Nel 1936, l’altare di S. Michele, in S. Reparata divenne quello del Cristo deposto e dell’Addolorata, per via della riforma della processione del Venerdì Santo, la più sentita di Atri, voluta dall’Arcidiacono Raffaele Tini, per evitare sterili coreografie e tedianti ritardi. La riforma, comportò per la Cattedrale, l’acquisto del simulacro del Cristo deposto e della statua dell’Addolorata, appartenente alla famiglia Arlini che la custodiva nella cappella privata. Al posto della tela, fu ricavata la nicchia, mentre sotto la mensa dell’altare, fu messo il Cristo deposto, dallo struggente realismo anatomico.

Dopo i penultimi grandi restauri della Cattedrale (1954-64), per avere un luogo di raccoglimento per l’adorazione e la preghiera, l’antico altare di S. Michele divenne custodia eucaristica della Cattedrale e questo comportò la conservazione dell’uso del velo omerale per il sacro ministro che prelevava o riponeva la pisside con il SS. Sacramento, dato il non brevissimo tratto dall’altar maggiore di S. Maria all’attigua chiesa di S. Reparata.

La tela di S. Michele fu portata in sacrestia, ed essendo una riproduzione e di non enorme valore artistico, il trasferimento al museo capitolare non fu consigliato.
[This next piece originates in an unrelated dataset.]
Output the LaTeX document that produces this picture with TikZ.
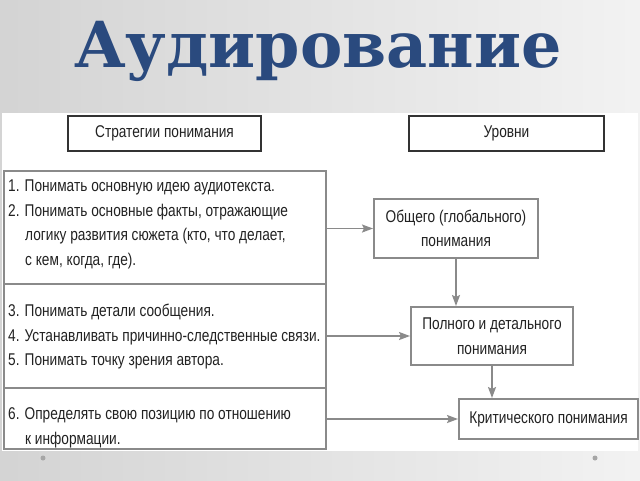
\documentclass[tikz,border=0pt]{standalone}
\usepackage{fontspec}
\setmainfont{Liberation Sans}
\newfontfamily\narrowfont[FakeStretch=0.805]{Liberation Sans}
\newfontfamily\titlefont{DejaVu Serif}
\usepackage{tikz}
\usetikzlibrary{shapes, arrows.meta, fit}
\usetikzlibrary{positioning}
\usepackage{color}

\definecolor{titleblue}{HTML}{2A4A7E}
\definecolor{boxgray}{HTML}{8A8A8A}
\definecolor{txtgray}{HTML}{222222}

\tikzset{
    bodyfont/.style={font=\narrowfont\fontsize{17}{24.5}\selectfont, text=txtgray},
    headbox/.style={draw=black!80, line width=2pt, fill=white, inner sep=0pt,
        minimum height=35pt, bodyfont},
    levelbox/.style={draw=boxgray, line width=2pt, fill=white, inner sep=0pt,
        align=center, anchor=north west, bodyfont},
    secbox/.style={draw=boxgray, line width=2pt, inner sep=0pt, anchor=north west},
    itemtext/.style={align=left, anchor=north west, inner sep=0pt, bodyfont},
    arr/.style={draw=boxgray, line width=1.8pt, -{Stealth[length=11pt, width=8pt, inset=2pt]}},
}

\begin{document}
\begin{tikzpicture}[x=1pt, y=-1pt]
    % slide background
    \shade[left color=black!17, right color=black!5] (0,0) rectangle (640,480);
    \fill[white] (2,113) rectangle (638,451);
    \fill[black!35] (43,458) circle (2.5);
    \fill[black!35] (595,458) circle (2.5);

    \node[font=\titlefont\bfseries\fontsize{63.5}{63.5}\selectfont, text=titleblue,
        anchor=base] (title) at (318,67) {Аудирование};

    \node[headbox, minimum width=193pt, anchor=north west] (strat) at (67,115)
        {Стратегии понимания};
    \node[headbox, minimum width=195pt, anchor=north west] (levels) at (408,115)
        {Уровни};

    % left column
    \foreach[count=\i] \ytop/\h in {170/113, 283/104, 387/61} {
        \node[secbox, minimum width=322pt, minimum height=\h pt] (sec-\i)
            at (3,\ytop) {};
    }
    \node[itemtext] (txt-1) at (8,180) {1. Понимать основную идею аудиотекста.\\
        2. Понимать основные факты, отражающие\\
        \hspace*{17pt}логику развития сюжета (кто, что делает,\\
        \hspace*{17pt}с кем, когда, где).};
    \node[itemtext] (txt-2) at (8,304) {3. Понимать детали сообщения.\\
        4. Устанавливать причинно-следственные связи.\\
        5. Понимать точку зрения автора.};
    \node[itemtext] (txt-3) at (8,407.5) {6. Определять свою позицию по отношению\\
        \hspace*{17pt}к информации.};

    % levels
    \node[levelbox, minimum width=164pt, minimum height=59pt] (glob) at (373,198)
        {Общего (глобального)\\понимания};
    \node[levelbox, minimum width=162pt, minimum height=58pt] (full) at (410,306)
        {Полного и детального\\понимания};
    \node[levelbox, minimum width=179pt, minimum height=40pt] (crit) at (458,398)
        {Критического понимания};

    \draw[arr] (sec-1.east |- glob.west) -- (glob.west);
    \draw[arr] (sec-2.east |- full.west) -- (full.west);
    \draw[arr] (sec-3.east |- crit.west) -- (crit.west);
    \draw[arr] (glob.south) -- (glob.south |- full.north);
    \draw[arr] (full.south) -- (full.south |- crit.north);
\end{tikzpicture}
\end{document}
Fu collocato dirimpetto all’altare dove i sacri ministri rivestono i paramenti. Il 27 ottobre 2002 vi rivestì i paramenti, prima della celebrazione eucaristica che siglava l’insediamento in Atri (anche se l’ingresso canonico vero e proprio c’era già stato otto giorni prima), l’Arcivescovo Vincenzo D’Addario, proveniente dal Gargano.

Un’altra tela di S. Michele, più modesta, si trova nell’oratorio della SS. Trinità, opera di Giuseppe Prepositi (XVIII sec.), allievo di Serafino Tamburelli, atriano purosangue. La tela si trovava, assieme al S. Raffaele, nella parete sinistra, perché erano gli angeli che accompagnavano i fedeli al Signore. L’ultimo restauro (2001) li ha collocati presso l’altar maggiore.

Nella tradizione popolare S. Michele protegge contro il demonio. Per designare una persona particolarmente cattiva si dice: “E’ quello che sta sotto S. Michele!”. Protettore dei commercianti per via della bilancia con cui pesa le anime (come si vede nell’affresco di S. Maria in Piano a Loreto Aprutino), gli è stato preferito in Atri, S. Antonio Abate, nella lotta contro il maligno, perché legato agli animali della campagna. Atri città agricola, e questo è un vanto, perché attraverso l’ubertosità delle campagne ha costruito un passato colmo di cultura e di civiltà.